“Está na natureza dos corpos políticos sempre ver o mal no grupo oposto, exatamente como o indivíduo tem uma tendência incorrigível de se livrar de tudo que ele não sabe e não quer saber sobre si mesmo colocando-os em outra pessoa.

Nada tem um efeito mais divisionista e alienador sobre a sociedade do que essa complacência moral e falta de responsabilidade, e nada promove mais o entendimento e a reaproximação do que o mútuo recolhimento das projeções. Esse corretivo necessário requer auto-crítica, porque uma pessoa não pode simplesmente dizer à outra que os recolha. Ela não reconhece pelo que ele é, da mesma maneira que não reconhecemos em nós. Só podemos reconhecer nossos preconceitos e ilusões quando, de um conhecimento psicológico mais amplo de nós mesmos e dos outros, estivermos preparados para duvidar da correção absoluta de nossas suposições e compará-las cuidadosa e conscientemente com os fatos objetivos.”

CARL JUNG, em “THE UNDISCOVERED SELF”

Esse trecho da obra de Jung me lembra uma frase-mantra do monge zen Thich Nhat Hanh, que diz “Ouça profundamente“. Ouça profundamente tudo.

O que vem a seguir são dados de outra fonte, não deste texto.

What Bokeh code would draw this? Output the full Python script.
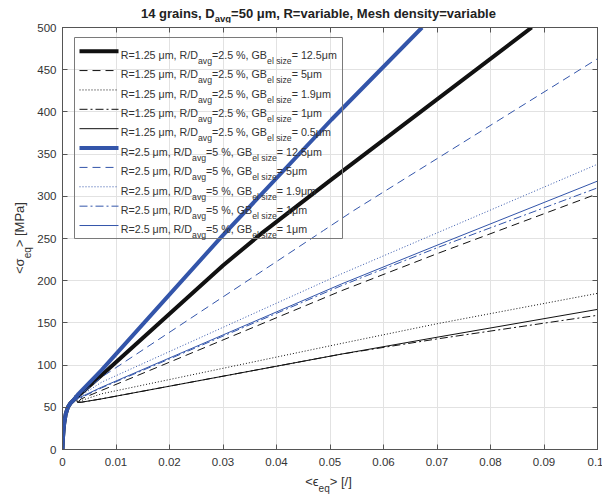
import html
from bokeh.plotting import figure
from bokeh.models import Range1d, FixedTicker, LinearAxis, Label, Div
from bokeh.layouts import column, row
from bokeh.embed import file_html
from bokeh.resources import INLINE

# ---------------- data ----------------
x_ticks = [0, 0.01, 0.02, 0.03, 0.04, 0.05, 0.06, 0.07, 0.08, 0.09, 0.1]
x_tick_labels = ["0", "0.01", "0.02", "0.03", "0.04", "0.05", "0.06", "0.07", "0.08", "0.09", "0.1"]
y_ticks = [0, 50, 100, 150, 200, 250, 300, 350, 400, 450, 500]

start_x = [0, 0.0001, 0.0003, 0.0006, 0.001, 0.0015, 0.002]
start_y = [0, 15, 30, 42, 50, 55, 58]
notch_x = [0.0024, 0.0028]
notch_y = [64, 56]

r125_gb125_x = start_x + [0.003, 0.0073, 0.03, 0.0372, 0.0503, 0.0877]
r125_gb125_y = start_y + [64, 88, 218, 256, 320, 500]
r125_gb5_x = start_x + notch_x + [0.0035, 0.0073, 0.0521, 0.07, 0.1]
r125_gb5_y = start_y + notch_y + [60, 70, 188, 232, 303]
r125_gb19_x = start_x + notch_x + [0.0035, 0.0073, 0.0521, 0.07, 0.1]
r125_gb19_y = start_y + notch_y + [58, 66, 125.6, 149, 185]
r125_gb1_x = start_x + notch_x + [0.0035, 0.0073, 0.0521, 0.07, 0.1]
r125_gb1_y = start_y + notch_y + [56, 60, 113, 131, 159]
r125_gb05_x = start_x + notch_x + [0.0035, 0.0073, 0.0521, 0.07, 0.1]
r125_gb05_y = start_y + notch_y + [56, 60, 113, 133, 166]

r25_gb125_x = start_x + [0.003, 0.0073, 0.0297, 0.0503, 0.0672]
r25_gb125_y = start_y + [66, 94, 252, 391, 500]
r25_gb5_x = start_x + [0.003, 0.0073, 0.0488, 0.0544, 0.1]
r25_gb5_y = start_y + [63, 85.7, 259.5, 283, 463]
r25_gb19_x = start_x + [0.003, 0.0073, 0.0521, 0.1]
r25_gb19_y = start_y + [62, 79.7, 208, 338]
r25_gb1a_x = start_x + [0.003, 0.0073, 0.0521, 0.07, 0.1]
r25_gb1a_y = start_y + [60, 73, 194, 239, 310]
r25_gb1b_x = start_x + [0.003, 0.0073, 0.0521, 0.07, 0.1]
r25_gb1b_y = start_y + [61, 73.8, 196, 242, 318]

gb_sizes_125 = ["12.5", "5", "1.9", "1", "0.5"]
gb_sizes_25 = ["12.5", "5", "1.9", "1", "1"]

BLACK = "#111111"
BLUE = "#3355AA"
DASH = "8 5"
DOT = "1 2"
DASHDOT = "8 3 2 3"

series = [
    (r125_gb125_x, r125_gb125_y, BLACK, 4.0, "solid"),
    (r125_gb5_x, r125_gb5_y, BLACK, 1.0, DASH),
    (r125_gb19_x, r125_gb19_y, BLACK, 1.0, DOT),
    (r125_gb1_x, r125_gb1_y, BLACK, 1.0, DASHDOT),
    (r125_gb05_x, r125_gb05_y, BLACK, 1.0, "solid"),
    (r25_gb125_x, r25_gb125_y, BLUE, 4.0, "solid"),
    (r25_gb5_x, r25_gb5_y, BLUE, 1.0, DASH),
    (r25_gb19_x, r25_gb19_y, BLUE, 1.0, DOT),
    (r25_gb1a_x, r25_gb1a_y, BLUE, 1.0, DASHDOT),
    (r25_gb1b_x, r25_gb1b_y, BLUE, 1.0, "solid"),
]

# ---------------- layout ----------------
FONT = "Liberation Sans"
FONT_CSS = "'Liberation Sans', Arial, sans-serif"
FRAME_W, FRAME_H = 535, 422
XMAX, YMAX = 0.1, 500
YL_W = 34          # width of the y-label strip
TITLE_H = 22       # height of the title strip
XL_H = 24          # height of the x-label strip

p = figure(frame_width=FRAME_W, frame_height=FRAME_H,
           min_border_left=27, min_border_right=6, min_border_top=5, min_border_bottom=22,
           x_range=Range1d(0, XMAX), y_range=Range1d(0, YMAX),
           output_backend="svg", toolbar_location=None, tools="",
           background_fill_color="white", border_fill_color="white", margin=0)
p.outline_line_color = "#555555"
p.outline_line_width = 1

AX_COL = "#555555"
LBL_COL = "#333333"
for ax in p.xaxis + p.yaxis:
    ax.axis_line_color = AX_COL
    ax.major_tick_line_color = AX_COL
    ax.major_tick_in = 5
    ax.major_tick_out = 0
    ax.minor_tick_line_color = None
    ax.major_label_text_font = FONT
    ax.major_label_text_font_size = "11.5px"
    ax.major_label_text_color = LBL_COL
p.xaxis.ticker = FixedTicker(ticks=x_ticks)
p.xaxis.major_label_overrides = {t: s for t, s in zip(x_ticks, x_tick_labels)}
p.xaxis.major_label_standoff = 8
p.yaxis.ticker = FixedTicker(ticks=y_ticks)
p.yaxis.major_label_standoff = 6

for loc, ticks in (("right", y_ticks), ("above", x_ticks)):
    ax2 = LinearAxis(ticker=FixedTicker(ticks=ticks))
    ax2.axis_line_color = AX_COL
    ax2.major_tick_line_color = AX_COL
    ax2.major_tick_in = 5
    ax2.major_tick_out = 0
    ax2.minor_tick_line_color = None
    ax2.major_label_text_font_size = "0px"
    ax2.major_label_text_color = None
    ax2.major_label_standoff = 0
    p.add_layout(ax2, loc)

p.xgrid.ticker = FixedTicker(ticks=x_ticks)
p.ygrid.ticker = FixedTicker(ticks=y_ticks)
p.xgrid.grid_line_color = "#e2e2e2"
p.ygrid.grid_line_color = "#e2e2e2"

for xs, ys, col, lw, dash in series:
    p.line(xs, ys, line_color=col, line_width=lw, line_dash=dash, line_join="round")

# ---------------- legend (inside the frame) ----------------
W_REG = {' ': 278, '%': 889, ',': 278, '.': 278, '/': 278, '=': 584, '<': 584, '>': 584,
         '[': 278, ']': 278, 'B': 667, 'D': 722, 'G': 778, 'M': 833, 'P': 667, 'R': 722,
         'a': 556, 'b': 556, 'd': 556, 'e': 556, 'g': 556, 'h': 556, 'i': 222, 'l': 222,
         'm': 833, 'n': 556, 'q': 556, 'r': 333, 's': 500, 't': 278, 'v': 500, 'y': 500,
         'z': 500, 'μ': 575}


def text_w(s, size):
    return sum(W_REG.get(c, 556) for c in s) * size / 1000.0


PAGE_FX, PAGE_FY = YL_W + 27, TITLE_H + 5   # frame's top-left corner on the page


def put(text, px, py, size, color=LBL_COL):
    p.add_layout(Label(x=0, y=YMAX, x_offset=px - PAGE_FX, y_offset=PAGE_FY - py, text=text,
                       text_font=FONT, text_font_size=f"{size}px", text_color=color,
                       text_baseline="alphabetic", text_align="left"))


def rich_h(parts, px, py, size, sub_size, sub_drop, color=LBL_COL):
    x = px
    for txt, is_sub in parts:
        if is_sub:
            put(txt, x, py + sub_drop, sub_size, color)
            x += text_w(txt, sub_size)
        else:
            put(txt, x, py, size, color)
            x += text_w(txt, size)


LEG_L, LEG_T, LEG_R, LEG_B = 73, 37, 341, 238
SX, SY = FRAME_W / XMAX, FRAME_H / YMAX


def dx(px):
    return (px - PAGE_FX) / SX


def dy(py):
    return YMAX - (py - PAGE_FY) / SY


p.line([dx(LEG_L), dx(LEG_R), dx(LEG_R), dx(LEG_L), dx(LEG_L)],
       [dy(LEG_T), dy(LEG_T), dy(LEG_B), dy(LEG_B), dy(LEG_T)],
       line_color="#7a7a7a", line_width=1)

ROW0, ROWH = 50.7, 19.37
for i, (xs, ys, col, lw, dash) in enumerate(series):
    cy = ROW0 + i * ROWH
    p.line([dx(78), dx(117)], [dy(cy), dy(cy)], line_color=col, line_width=lw, line_dash=dash)
    if i < 5:
        parts = [("R=1.25 μm, R/D", False), ("avg", True), ("=2.5 %, GB", False), ("el size", True),
                 ("= " + gb_sizes_125[i] + "μm", False)]
    else:
        parts = [("R=2.5 μm, R/D", False), ("avg", True), ("=5 %, GB", False), ("el size", True),
                 ("= " + gb_sizes_25[i - 5] + "μm", False)]
    rich_h(parts, 119.3, cy + 3.8, 10.7, 8.7, 6)

# ---------------- title and axis labels (HTML with real sub-scripts) ----------------


def rich_html(parts, sub_size, sub_drop):
    out = []
    for txt, is_sub in parts:
        t = html.escape(txt)
        if is_sub:
            out.append(f'<span style="font-size:{sub_size}px;position:relative;top:{sub_drop}px;'
                       f'line-height:0">{t}</span>')
        else:
            out.append(t)
    return "".join(out)


title_parts = [("14 grains, D", False), ("avg", True), ("=50 μm, R=variable, Mesh density=variable", False)]
xl_parts = [("<ϵ", False), ("eq", True), ("> [/]", False)]
yl_parts = [("<σ", False), ("eq", True), ("> [MPa]", False)]

title_div = Div(
    text=(f'<div style="position:relative;left:141px;top:5.5px;white-space:nowrap;'
          f'font-family:{FONT_CSS};font-size:13px;font-weight:bold;line-height:13px;color:#222222">'
          f'{rich_html(title_parts, 9.5, 4.5)}</div>'),
    width=YL_W + 27 + FRAME_W + 6, height=TITLE_H, margin=0)

fig_h = 5 + FRAME_H + 22
ylabel_div = Div(
    text=(f'<div style="position:relative;width:{YL_W}px;height:{fig_h}px">'
          f'<div style="position:absolute;left:12.5px;top:{5 + FRAME_H}px;width:{FRAME_H}px;height:13px;'
          f'transform-origin:0 0;transform:rotate(-90deg);text-align:center;white-space:nowrap;'
          f'font-family:{FONT_CSS};font-size:13px;line-height:13px;color:{LBL_COL}">'
          f'{rich_html(yl_parts, 10, 6.5)}</div></div>'),
    width=YL_W, height=fig_h, margin=0)

xlabel_div = Div(
    text=(f'<div style="position:relative;left:{YL_W + 27}px;top:2.5px;width:{FRAME_W}px;text-align:center;'
          f'white-space:nowrap;font-family:{FONT_CSS};font-size:13px;line-height:13px;color:{LBL_COL}">'
          f'{rich_html(xl_parts, 10, 6.5)}</div>'),
    width=YL_W + 27 + FRAME_W + 6, height=XL_H, margin=0)

layout = column(title_div, row(ylabel_div, p, spacing=0, margin=0), xlabel_div, spacing=0, margin=0)

open("out.html", "w").write(file_html(layout, INLINE))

Todos os momentos que você vive. Todas as pessoas. Você mesmo.

Numa crise política, é curioso que quanto mais as projeções pessoais são presentes, menos a essência da manifestação política consegue, de fato, se manifestar. A manifestação só se faz necessária porque há uma vontade de defender e/ou enaltecer alguma questão política e também porque há uma vontade de comunicar isso a outras pessoas. Se todos já concordassem a respeito dessa questão política, não haveria necessidade de manifestação. As pessoas só se manifestam pela democracia quando há necessidade disso ser manifestado, ou por uma ameaça iminente, ou por necessidade de divulgar e conquistar mais pessoas para a democracia. Mas quanto menos eu consigo ver e ouvir o outro, e quanto mais eu projeto minhas intolerâncias e violências nesse outro, menos ele vai me ouvir também. Menos vamos nos comunicar de verdade. E menos a manifestação vai acontecer de fato.

Jung é uma das grandes referências sobre a projeção, um dos mecanismos de defesa mais primários e mais universais do ser humano. Como ele mesmo diz no trecho acima, um mecanismo aparentemente incorrigível. Parece ser uma tendência obscura da mente projetar no outro o que não aceitamos em nós mesmos. E outra tendência tão ou mais forte do que é essa é admitir que tal projeção existe, e que nossas certezas absolutas sobre nós mesmos e sobre o outro estão seriamente condenadas. Por nosso próprio comportamento cego e apaixonado.

Um momento de crise é um momento de refletir. Todas as manifestações políticas são válidas, desde que haja um respeito mútuo e a observação das liberdades e responsabilidades. Mas a crise deste momento, que poderíamos chamar de crise de corrupção endêmica, é também uma crise de diálogo pessoal, crise de sombra, crise de projeção.

Ainda estamos longe de uma educação que ajude a todos esse auto-aprendizado que Jung exalta. Mas aqueles de nós que já temos essa possibilidade, é obrigação fazermos com resiliência moral e responsabilidade. Isso é o que vai promover entendimento e reaproximação onde for possível. Esse é um trabalho por e para si mesmo, com enormes reflexos no mundo.